His rookie season, Woods was trying to earn enough money to avoid going to Q-school. He won twice in his first seven events and wound up qualifying for the Tour Championship, still one of the most amazing feats of his career.

Even in 1998, when the BellSouth Classic was his only victory, Woods still had a chance to win the money title and the Vardon Trophy going into the Tour Championship, but David Duval wrapped up both awards.

There is still hope.

Woods won the NEC Invitational three straight times and has never finished worst than fifth in his six appearances at Firestone. He is the two-time defending champion at the American Express.

Even so, that would only dress up a tattered season.

The Big Three is now Vijay Singh, Phil Mickelson and Ernie Els, even though Woods remains No. 1 in the ranking.

With a victory handed to him in the PGA Championship for his third major, Singh took a commanding lead on the money list with just over $6.9 million. That's nearly twice as much money as Woods.

Mickelson and Els are battling for the Vardon Trophy, separated by .04 in adjusted scoring average. Even more telling is that they have finished higher than Woods is the last five majors.

Woods still draws the big crowds.

He remains the only player who can drive television ratings, another example coming from Whistling Straits - the overnight rating was up 4 percent from last year (Shaun Micheel beating Chad Campbell), which was down 41 percent from the year before (Rich Beem holding off Woods).

But he no longer is the favorite in every tournament he plays, even when he has the lead going into the weekend.

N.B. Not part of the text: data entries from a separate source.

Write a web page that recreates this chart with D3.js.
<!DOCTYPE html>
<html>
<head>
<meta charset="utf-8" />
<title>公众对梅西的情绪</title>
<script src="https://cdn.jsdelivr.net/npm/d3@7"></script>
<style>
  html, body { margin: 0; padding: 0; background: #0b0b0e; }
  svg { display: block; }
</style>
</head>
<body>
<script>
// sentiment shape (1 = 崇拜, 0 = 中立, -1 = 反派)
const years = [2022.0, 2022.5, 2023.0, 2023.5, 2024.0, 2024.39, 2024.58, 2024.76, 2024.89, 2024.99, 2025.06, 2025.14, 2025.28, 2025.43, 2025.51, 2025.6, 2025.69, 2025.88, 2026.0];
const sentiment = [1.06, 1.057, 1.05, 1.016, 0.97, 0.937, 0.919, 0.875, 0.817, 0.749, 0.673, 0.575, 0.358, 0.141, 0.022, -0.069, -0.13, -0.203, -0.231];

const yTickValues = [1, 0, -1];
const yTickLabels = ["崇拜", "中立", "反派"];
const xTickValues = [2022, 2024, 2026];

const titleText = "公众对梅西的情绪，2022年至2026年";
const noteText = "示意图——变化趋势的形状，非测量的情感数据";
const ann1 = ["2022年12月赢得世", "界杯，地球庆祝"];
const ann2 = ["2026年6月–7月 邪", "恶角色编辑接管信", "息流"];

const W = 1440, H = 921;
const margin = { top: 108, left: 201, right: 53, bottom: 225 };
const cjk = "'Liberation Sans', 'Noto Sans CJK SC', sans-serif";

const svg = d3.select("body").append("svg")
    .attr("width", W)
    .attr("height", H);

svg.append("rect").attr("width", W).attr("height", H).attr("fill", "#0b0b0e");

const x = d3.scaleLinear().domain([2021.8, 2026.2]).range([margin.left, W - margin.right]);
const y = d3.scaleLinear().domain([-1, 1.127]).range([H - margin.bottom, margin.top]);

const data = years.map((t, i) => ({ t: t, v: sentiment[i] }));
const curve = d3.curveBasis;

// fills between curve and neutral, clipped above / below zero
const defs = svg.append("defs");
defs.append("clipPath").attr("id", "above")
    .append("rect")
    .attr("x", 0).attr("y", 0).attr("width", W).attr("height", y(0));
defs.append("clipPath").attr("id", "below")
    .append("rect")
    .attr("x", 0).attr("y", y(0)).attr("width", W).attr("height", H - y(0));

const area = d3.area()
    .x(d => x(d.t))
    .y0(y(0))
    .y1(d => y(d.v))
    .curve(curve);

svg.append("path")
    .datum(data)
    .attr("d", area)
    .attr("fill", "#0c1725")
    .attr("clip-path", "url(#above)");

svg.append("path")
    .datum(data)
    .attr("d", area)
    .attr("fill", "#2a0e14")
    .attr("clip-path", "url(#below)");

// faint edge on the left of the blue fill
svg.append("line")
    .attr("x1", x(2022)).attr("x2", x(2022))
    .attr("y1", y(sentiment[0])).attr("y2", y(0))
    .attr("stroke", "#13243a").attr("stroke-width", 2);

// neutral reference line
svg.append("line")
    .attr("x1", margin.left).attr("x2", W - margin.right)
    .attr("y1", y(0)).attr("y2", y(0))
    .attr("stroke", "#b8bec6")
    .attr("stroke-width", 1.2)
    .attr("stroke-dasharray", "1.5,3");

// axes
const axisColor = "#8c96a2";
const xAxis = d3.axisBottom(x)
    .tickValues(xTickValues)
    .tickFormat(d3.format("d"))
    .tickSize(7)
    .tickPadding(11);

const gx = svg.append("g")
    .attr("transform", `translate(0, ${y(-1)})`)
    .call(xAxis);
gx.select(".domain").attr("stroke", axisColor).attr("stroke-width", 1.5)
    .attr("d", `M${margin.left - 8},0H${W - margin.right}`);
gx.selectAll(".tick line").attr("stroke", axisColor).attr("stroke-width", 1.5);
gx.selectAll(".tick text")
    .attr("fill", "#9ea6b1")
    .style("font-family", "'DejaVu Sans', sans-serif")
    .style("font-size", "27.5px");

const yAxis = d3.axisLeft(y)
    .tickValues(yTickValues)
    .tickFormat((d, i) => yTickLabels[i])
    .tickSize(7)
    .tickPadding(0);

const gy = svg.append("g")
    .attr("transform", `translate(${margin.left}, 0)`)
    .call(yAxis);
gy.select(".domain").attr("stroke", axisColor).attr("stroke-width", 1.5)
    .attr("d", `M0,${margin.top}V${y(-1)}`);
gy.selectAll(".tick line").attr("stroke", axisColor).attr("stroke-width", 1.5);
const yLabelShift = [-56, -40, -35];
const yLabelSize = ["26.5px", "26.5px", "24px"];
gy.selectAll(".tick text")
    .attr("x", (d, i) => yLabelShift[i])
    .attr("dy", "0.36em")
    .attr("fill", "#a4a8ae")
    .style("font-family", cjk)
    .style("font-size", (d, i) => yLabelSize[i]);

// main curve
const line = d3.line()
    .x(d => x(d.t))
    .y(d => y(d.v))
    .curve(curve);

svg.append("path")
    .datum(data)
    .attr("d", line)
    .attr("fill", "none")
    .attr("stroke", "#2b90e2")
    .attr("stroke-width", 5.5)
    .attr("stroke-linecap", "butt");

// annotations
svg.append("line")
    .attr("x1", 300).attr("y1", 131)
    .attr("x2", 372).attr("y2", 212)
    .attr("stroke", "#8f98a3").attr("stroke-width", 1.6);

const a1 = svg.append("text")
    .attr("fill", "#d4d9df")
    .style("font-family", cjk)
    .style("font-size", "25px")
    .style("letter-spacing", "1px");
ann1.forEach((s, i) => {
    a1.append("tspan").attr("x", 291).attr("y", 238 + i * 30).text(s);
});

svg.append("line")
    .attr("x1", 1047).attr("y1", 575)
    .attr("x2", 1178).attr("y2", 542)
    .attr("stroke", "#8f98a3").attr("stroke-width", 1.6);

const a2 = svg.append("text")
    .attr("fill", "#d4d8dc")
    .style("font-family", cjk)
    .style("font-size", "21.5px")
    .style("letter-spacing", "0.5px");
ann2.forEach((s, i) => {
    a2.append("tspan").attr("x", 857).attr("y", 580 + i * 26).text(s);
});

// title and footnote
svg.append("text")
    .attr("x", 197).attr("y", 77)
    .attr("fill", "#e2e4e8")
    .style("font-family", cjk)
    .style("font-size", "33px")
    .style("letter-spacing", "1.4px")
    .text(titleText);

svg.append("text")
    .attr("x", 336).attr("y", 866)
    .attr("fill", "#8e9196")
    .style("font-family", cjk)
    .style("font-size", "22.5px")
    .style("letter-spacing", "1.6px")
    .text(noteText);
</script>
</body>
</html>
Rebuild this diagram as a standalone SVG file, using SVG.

The focus the rest of the year now shifts to Singh and Mickelson, and possibly Els.

Even that debate over who had the best season might only last until the 41-year-old Fijian wins again and rises to No. 1. Singh's five victories are three more than anyone else, and while Mickelson had an outstanding year in the majors, he still wound up with as many as Singh.

Mickelson came within five shots of winning all four majors, which could be a deciding factor if the race with Singh is close come November. Then again, one would think that a player of his ability would have won more than two times given that many chances. His other victory was the Bob Hope Classic.

Mickelson has played five fewer tournaments than Singh and has won more money per start, but Singh's five victories (three of those with Lefty in the field) are impossible to ignore.

Els was crushed by letting another major slip away, the last three his own doing. He shot 80 in the final group at the U.S. Open; missed a 12-foot birdie putt on the 18th in regulation and lost in a playoff at the British Open; then made bogey on the 72nd hole at the PGA Championship that cost him a spot in the playoff.

Unlike Woods, the Big Easy still has a chance to make this a big year.

He is one tournament away from returning to No. 1 in the world for the first time in six years. And while he would have to win all three of the big events left, still in the picture is becoming the first player to win the money title on both sides of the Atlantic.

It could be a pretty good show - one that Woods can only watch unfold.